*******
少年院では健全なものの見方や考え方などを指導する生活指導、基礎学力を付与する教科指導、職業生活に必要な知識・技能を習得させる職業指導などの矯正教育を行い、関係機関と連携し、出院後の生活環境の調整、修学に向けた支援や就労支援等の円滑な社会復帰につなげるための支援を行う。
それを担うのが法務教官である。
一度社会の枠組みから外れた少年たちが更生し、真に社会復帰を果たすためには法務教官の役割が極めて大きい。
今回取材した市原学園は早期改善の可能性が高いと判断された「短期社会適応課程」の少年院で、標準的な教育期間は20週間。出院後の生活設計を見据えた教育が短期・集中的に行われている。関係者に伺ったところ出院後5年以内の再犯率は一ケタ台とかなり低いようだ。

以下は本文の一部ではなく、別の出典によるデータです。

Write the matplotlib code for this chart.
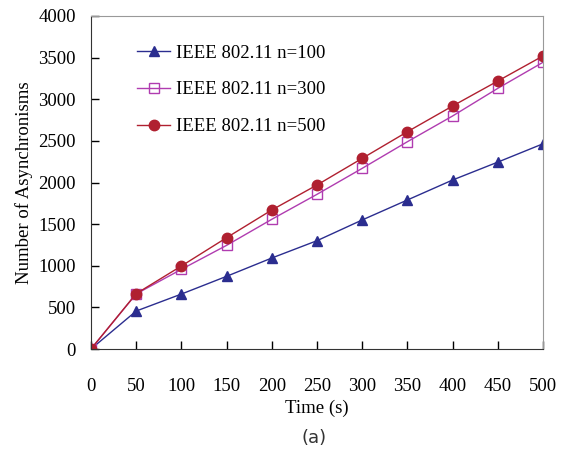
import matplotlib
matplotlib.use("Agg")
import matplotlib.pyplot as plt

# ------------------------------------------
# data
# ------------------------------------------
time_s = [0, 50, 100, 150, 200, 250, 300, 350, 400, 450, 500]
n100 = [0, 456, 660, 873, 1093, 1301, 1550, 1790, 2030, 2245, 2465]
n300 = [0, 662, 957, 1245, 1558, 1858, 2170, 2490, 2799, 3131, 3444]
n500 = [0, 665, 997, 1337, 1670, 1970, 2290, 2610, 2919, 3219, 3520]
labels = ["IEEE 802.11 n=100", "IEEE 802.11 n=300", "IEEE 802.11 n=500"]

plt.rcParams['font.family'] = ['Liberation Serif', 'DejaVu Serif']

fig = plt.figure(figsize=(5.62, 4.57), dpi=100)
ax = fig.add_axes([91/562, 1 - 349/457, 452/562, 333/457])

ax.plot(time_s, n100, color='#2b2d8f', marker='^', markersize=7.5, lw=1, label=labels[0])
ax.plot(time_s, n300, color='#b03cb0', marker='s', markersize=7, lw=1,
        markerfacecolor='none', markeredgewidth=1, label=labels[1])
ax.plot(time_s, n500, color='#b02030', marker='o', markersize=7.5, lw=1, label=labels[2])

ax.set_xlim(0, 500)
ax.set_ylim(0, 4000)
ax.set_xticks(range(0, 501, 50))
ax.set_yticks(range(0, 4001, 500))
ax.tick_params(direction='in', length=6, width=1, labelsize=13.5)
ax.tick_params(axis='x', pad=21)
ax.tick_params(axis='y', pad=11)

for s in ['top', 'right']:
    ax.spines[s].set_color('#999999')
for s in ['left', 'bottom']:
    ax.spines[s].set_color('#333333')

ax.set_xlabel("Time (s)", fontsize=13.5, labelpad=3)
ax.set_ylabel("Number of Asynchronisms", fontsize=13.5, labelpad=4)

ax.legend(loc='upper left', bbox_to_anchor=(0.065, 0.965), frameon=False,
          fontsize=13.5, handlelength=1.75, labelspacing=1.05, handletextpad=0.3)

fig.text(314/562, 1 - 438/457, "(a)", fontsize=13, family='DejaVu Sans',
         ha='center', va='center', color='#333333')

fig.savefig("out.png", dpi=100)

その市原学園に昨年入職し、在院生たちと日々接している法務教官に話を伺った。
関連記事:「市原学園 365日・24時間体制で臨む法務教官の役割とは」
吉田航法務教官に聞く
――もともと教員志望だったとお聞きしていますが、なぜ法務教官に?
吉田:教育実習に行ったとき、休み時間や放課後に子どもたちの話を聞くことが楽しかったんです。進路のことや将来の夢とか。じっくり話を聞くことにやりがいを感じたのですが、教壇に立って授業をしているときには感じませんでした。
学業を教えることが自分に合っているのだろうか、と悩んだときに刑務官をしている父から、法務教官の仕事内容を聞いたのです。この仕事なら子どもたちと密接に関わることができると思いました。この道が自分に合っていると思ったからです。
法務教官になる前となった後で少年犯罪に対するイメージはあまり変わっていません。それは一般社会の方たちが感じていることを私も感じているということです。
ですが、ここに入ってくる子たちの成育歴を知ると家庭や人間関係に問題を抱えていることが多く、それぞれが非行に走った背景がわかってきます。
――様々なケースがあると思うのですが、背景にはどのようなものがあるかお聞かせ下さい。
吉田:私が衝撃を受けたことは、いじめっ子がエスカレートして一線を超えていくのではなく、いじめられていた子が非行に走るケースが多いということです。